Пока толпа пыталась учинить разборки, натекла уже немаленькая лужа крови, в которую она залезла ногами, но не обращала на это внимания.
Я присел, схватил немчика за плечи, прижал к днищу кузова. Он как-то сразу притих, успокоился. Вера начала бинтовать ему голову, и вдруг он еще раз дернулся, раз, другой, и затих, перестав дышать.
— Ну вот и всё, кончился, — сказал я, поднимаясь и подавая руку Вере. — Не мог чуть раньше окочуриться, только буча из-за него началась.

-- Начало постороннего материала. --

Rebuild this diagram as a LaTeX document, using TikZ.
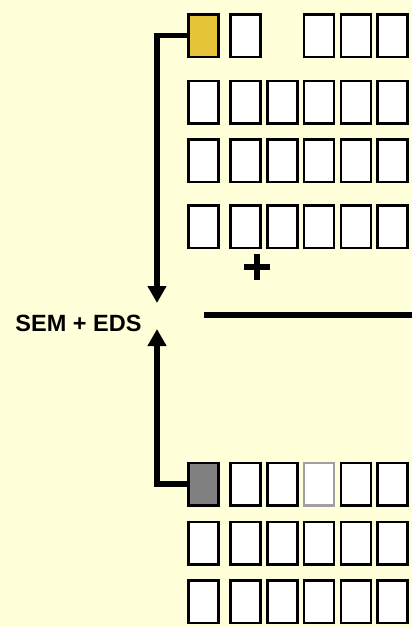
\documentclass[tikz,border=0pt]{standalone}
\usepackage{fontspec}
\setmainfont{Liberation Sans}
\usetikzlibrary{arrows.meta}
\definecolor{bgyel}{HTML}{FFFFDA}
\definecolor{gold}{HTML}{E6C43A}
\definecolor{midgray}{HTML}{808080}
\definecolor{fadegray}{HTML}{A0A0A0}
\tikzset{
  cell/.style={draw=black, fill=white, line width=2.5pt, inner sep=0pt, minimum width=30pt, minimum height=42.5pt},
  conn/.style={line width=5.5pt, -{Triangle[width=18pt,length=17pt]}},
  thickline/.style={line width=5.5pt},
}
\begin{document}
\begin{tikzpicture}[x=1pt,y=-1pt]
\fill[bgyel] (0,0) rectangle (412,627);
\useasboundingbox (0,0) rectangle (412,627);
% top rows
\node[cell, fill=gold] (r1c1) at (203.5,35.5) {};
\node[cell] (r1c2) at (245.5,35.5) {};
\node[cell] (r1c4) at (319,35.5) {};
\node[cell] (r1c5) at (356,35.5) {};
\node[cell] (r1c6) at (392.5,35.5) {};
\foreach \r/\y in {2/102,3/160.5,4/226.5}{
  \node[cell] (r\r c1) at (203.5,\y) {};
  \node[cell] (r\r c2) at (245.5,\y) {};
  \node[cell] (r\r c3) at (282.5,\y) {};
  \node[cell] (r\r c4) at (319,\y) {};
  \node[cell] (r\r c5) at (356,\y) {};
  \node[cell] (r\r c6) at (392.5,\y) {};
}
% bottom rows
\node[cell, fill=midgray] (rAc1) at (203.5,484) {};
\node[cell] (rAc2) at (245.5,484) {};
\node[cell] (rAc3) at (282.5,484) {};
\node[cell, draw=fadegray, fill=white] (rAc4) at (319,484) {};
\node[cell] (rAc5) at (356,484) {};
\node[cell] (rAc6) at (392.5,484) {};
\foreach \r/\y in {B/543,C/601.5}{
  \node[cell] (r\r c1) at (203.5,\y) {};
  \node[cell] (r\r c2) at (245.5,\y) {};
  \node[cell] (r\r c3) at (282.5,\y) {};
  \node[cell] (r\r c4) at (319,\y) {};
  \node[cell] (r\r c5) at (356,\y) {};
  \node[cell] (r\r c6) at (392.5,\y) {};
}
% plus sign
\coordinate (plusc) at (257,267);
\draw[line width=6.5pt] ([xshift=-13pt]plusc) -- ([xshift=13pt]plusc);
\draw[line width=6.5pt] ([yshift=13pt]plusc) -- ([yshift=-13pt]plusc);
% horizontal rule
\coordinate (ruleA) at (204,315);
\coordinate (ruleB) at (412,315);
\draw[thickline] (ruleA) -- (ruleB);
% label
\node[font=\fontsize{23.5pt}{26pt}\selectfont\bfseries, inner sep=0pt] (sem) at (78.5,323) {SEM + EDS};
% connectors
\coordinate (tipT) at (157,303);
\coordinate (tipB) at (157,329);
\draw[conn] (r1c1.west) -| (tipT);
\draw[conn] (rAc1.west) -| (tipB);
\end{tikzpicture}
\end{document}
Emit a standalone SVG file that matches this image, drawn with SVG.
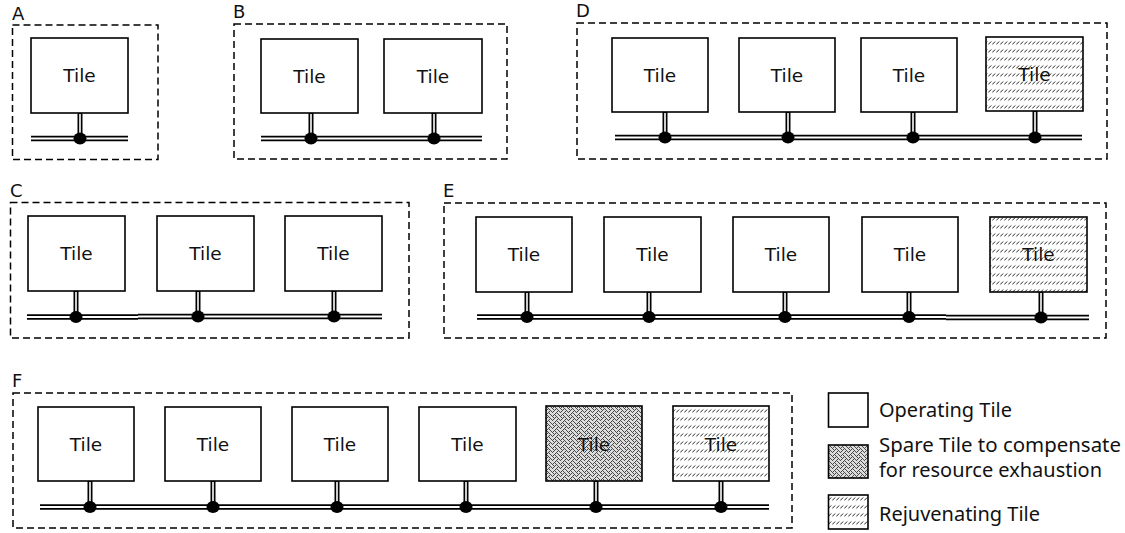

— Спасибо, что помог, — сказала она, поднимаясь. — Ты же понимаешь, я по-другому не могу…
— Успокойся, всё кончилось, — оборвал ее я. — Ты в его крови испачкалась, переодеться надо. Подожди, помогу тебе спуститься.
Я спрыгнул вниз, поймал за талию спрыгнувшую за мной Веру. Мы замерли — ситуация оказалась неловкой.
— Спасибо, — коротко сказала Вера и побежала к своей палатке.
Я наткнулся глазами на стоящего поодаль санитара. Почему-то он не скрылся с места его экзекуции и продолжал глазеть на происходящее.
— Ко мне! — скомандовал я и продолжил после того, как он подбежал: — Тело оттащить вон к тем кустам, здесь, — показал я на лужу крови, — убрать и доложить мне! Чего стоим?! — и его как ветром сдуло.
Я вытирая пот, пошел к машине, в которой везли тело Толика. Возле нее собралась вся команда, принимавшая участие в налете на немцев. Стояли все, кроме Оганесяна, который сидел, прислонившись к переднему колесу «мана». Видать, забег по лесу и последующая поездка дались парню нелегко. Но ничего, держится, молодец. Ни разу не начал ныть.
— Ну что, пойдемте, похороним Евстолия, — сказал я, стащив с головы пилотку. Даже ее мне достал Толик, помогавший мне здесь чуть не с первой минуты. Что ж ты полез под осколки, санитар? Почему самые лучшие гибнут первыми?